Stored data
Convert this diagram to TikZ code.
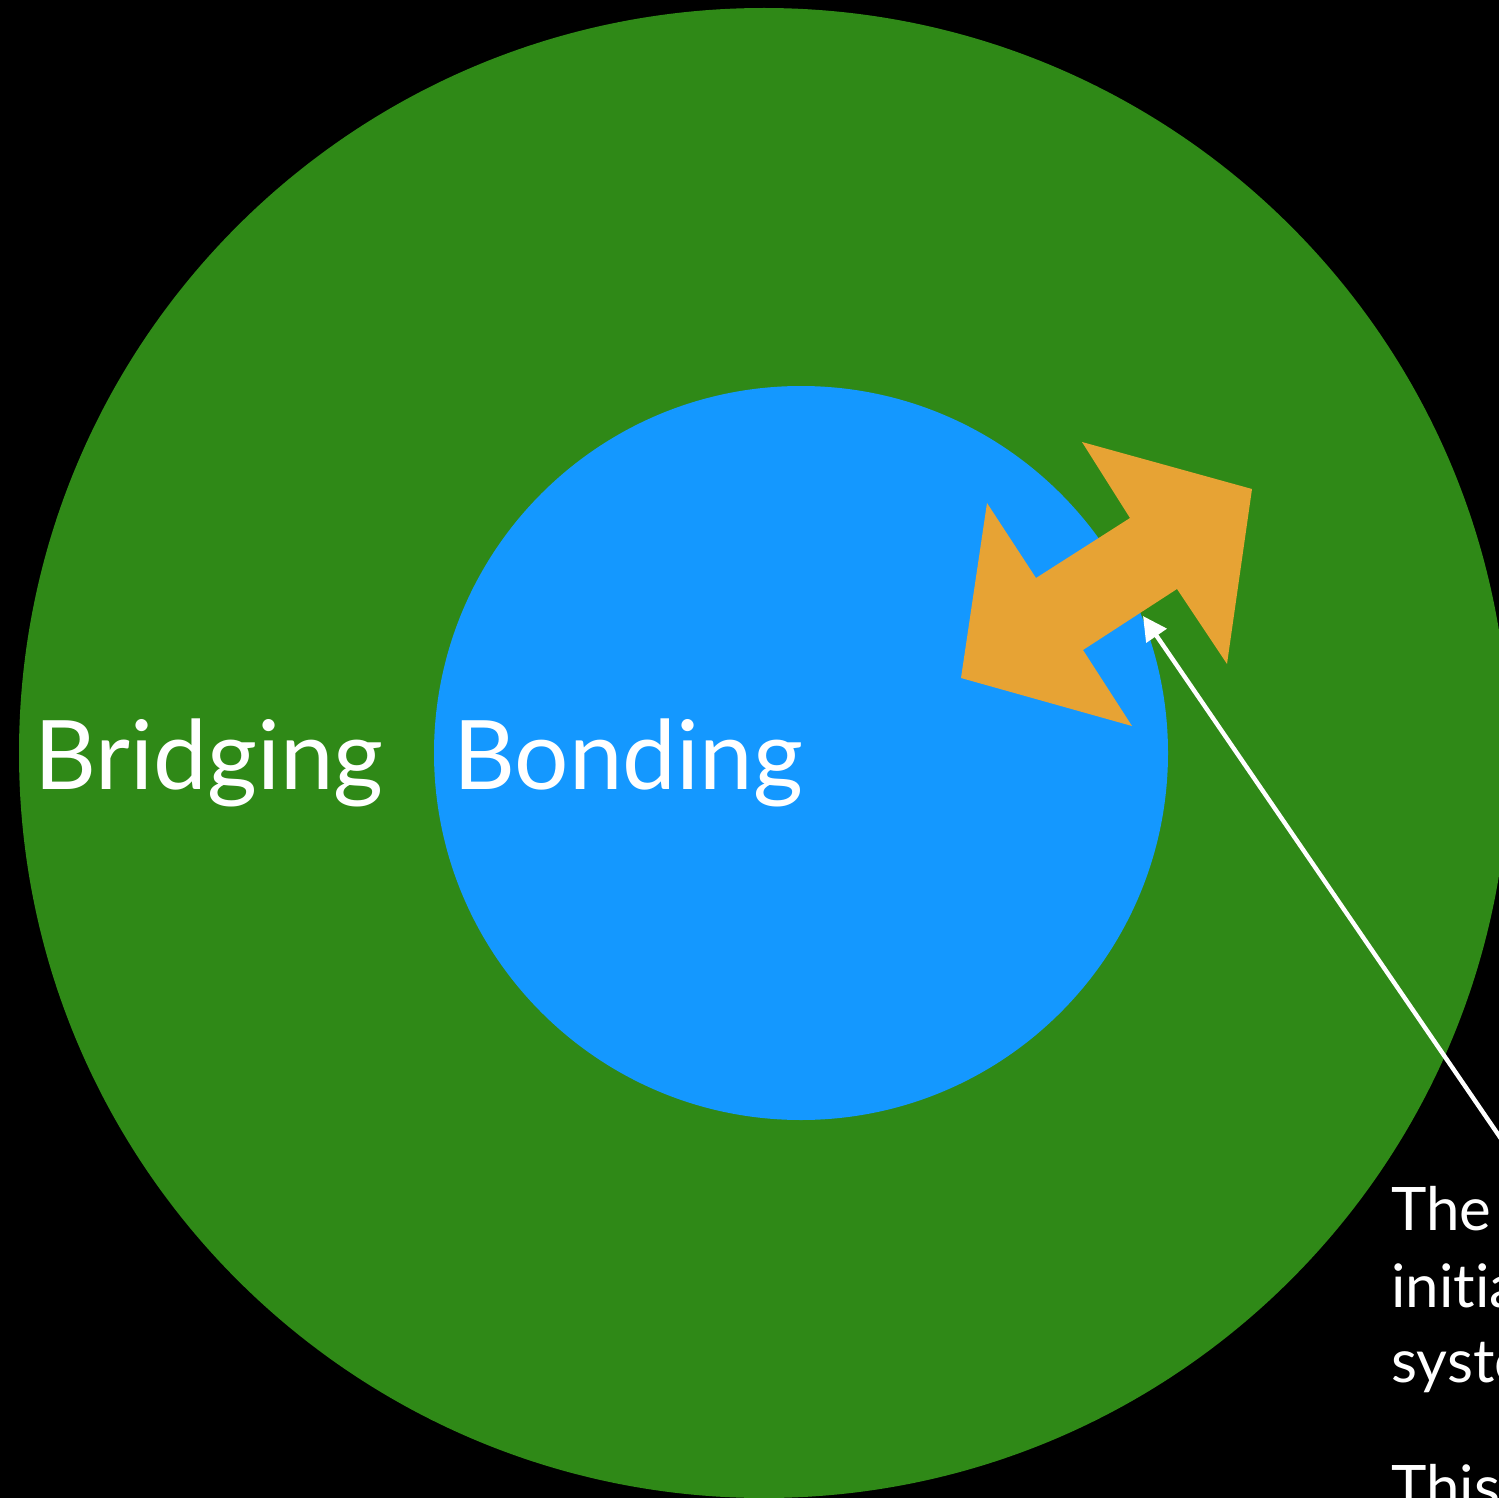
\documentclass[tikz,border=0pt]{standalone}
\usepackage{fontspec}
\setmainfont{Lato}[Ligatures=NoCommon]
\usetikzlibrary{arrows.meta}
\definecolor{ringgreen}{HTML}{2F8917}
\definecolor{coreblue}{HTML}{1498FF}
\definecolor{swaporange}{HTML}{E7A334}
\begin{document}
\begin{tikzpicture}[x=0.5pt,y=-0.5pt,
  bigword/.style={color=white,anchor=base west,inner sep=0pt,
    font=\fontsize{48}{58}\selectfont},
  noteline/.style={color=white,anchor=base west,inner sep=0pt,
    font=\fontsize{30}{38}\selectfont}]
  \useasboundingbox (0,0) rectangle (1499,1498);
  \clip (0,0) rectangle (1499,1498);
  \fill[color=black] (0,0) rectangle (1499,1498);
  \fill[color=ringgreen] (764,753) circle[radius=745];
  \fill[color=coreblue] (801,753) circle[radius=367];
  \fill[color=swaporange] (1082,442) -- (1252,489) -- (1227,664)
    -- (1177,589) -- (1083,650) -- (1132,726) -- (961,678)
    -- (987,503) -- (1036,578) -- (1130,518) -- cycle;
  \node[bigword] (bridging) at (34,789) {Bridging};
  \node[bigword] (bonding) at (453,789) {Bonding};
  \node[noteline] (note1) at (1391,1230) {The};
  \node[noteline] (note2) at (1391,1307) {initia};
  \node[noteline] (note3) at (1391,1382) {syste};
  \node[noteline] (note4) at (1391,1508) {This};
  \coordinate (swap) at (1143,616);
  \coordinate (callout) at (1530,1181);
  \draw[color=white,line width=2.2pt,-{Triangle[length=12pt,width=12pt]}]
    (callout) -- (swap);
\end{tikzpicture}
\end{document}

Problem
Write out the material above again, word for word, minus its pictures.

Reply
Convert this diagram to TikZ code.
\documentclass[tikz,border=0pt]{standalone}
\usepackage{fontspec}
\setmainfont{Lato}[Ligatures=NoCommon]
\usetikzlibrary{arrows.meta}
\definecolor{ringgreen}{HTML}{2F8917}
\definecolor{coreblue}{HTML}{1498FF}
\definecolor{swaporange}{HTML}{E7A334}
\begin{document}
\begin{tikzpicture}[x=0.5pt,y=-0.5pt,
  bigword/.style={color=white,anchor=base west,inner sep=0pt,
    font=\fontsize{48}{58}\selectfont},
  noteline/.style={color=white,anchor=base west,inner sep=0pt,
    font=\fontsize{30}{38}\selectfont}]
  \useasboundingbox (0,0) rectangle (1499,1498);
  \clip (0,0) rectangle (1499,1498);
  \fill[color=black] (0,0) rectangle (1499,1498);
  \fill[color=ringgreen] (764,753) circle[radius=745];
  \fill[color=coreblue] (801,753) circle[radius=367];
  \fill[color=swaporange] (1082,442) -- (1252,489) -- (1227,664)
    -- (1177,589) -- (1083,650) -- (1132,726) -- (961,678)
    -- (987,503) -- (1036,578) -- (1130,518) -- cycle;
  \node[bigword] (bridging) at (34,789) {Bridging};
  \node[bigword] (bonding) at (453,789) {Bonding};
  \node[noteline] (note1) at (1391,1230) {The};
  \node[noteline] (note2) at (1391,1307) {initia};
  \node[noteline] (note3) at (1391,1382) {syste};
  \node[noteline] (note4) at (1391,1508) {This};
  \coordinate (swap) at (1143,616);
  \coordinate (callout) at (1530,1181);
  \draw[color=white,line width=2.2pt,-{Triangle[length=12pt,width=12pt]}]
    (callout) -- (swap);
\end{tikzpicture}
\end{document}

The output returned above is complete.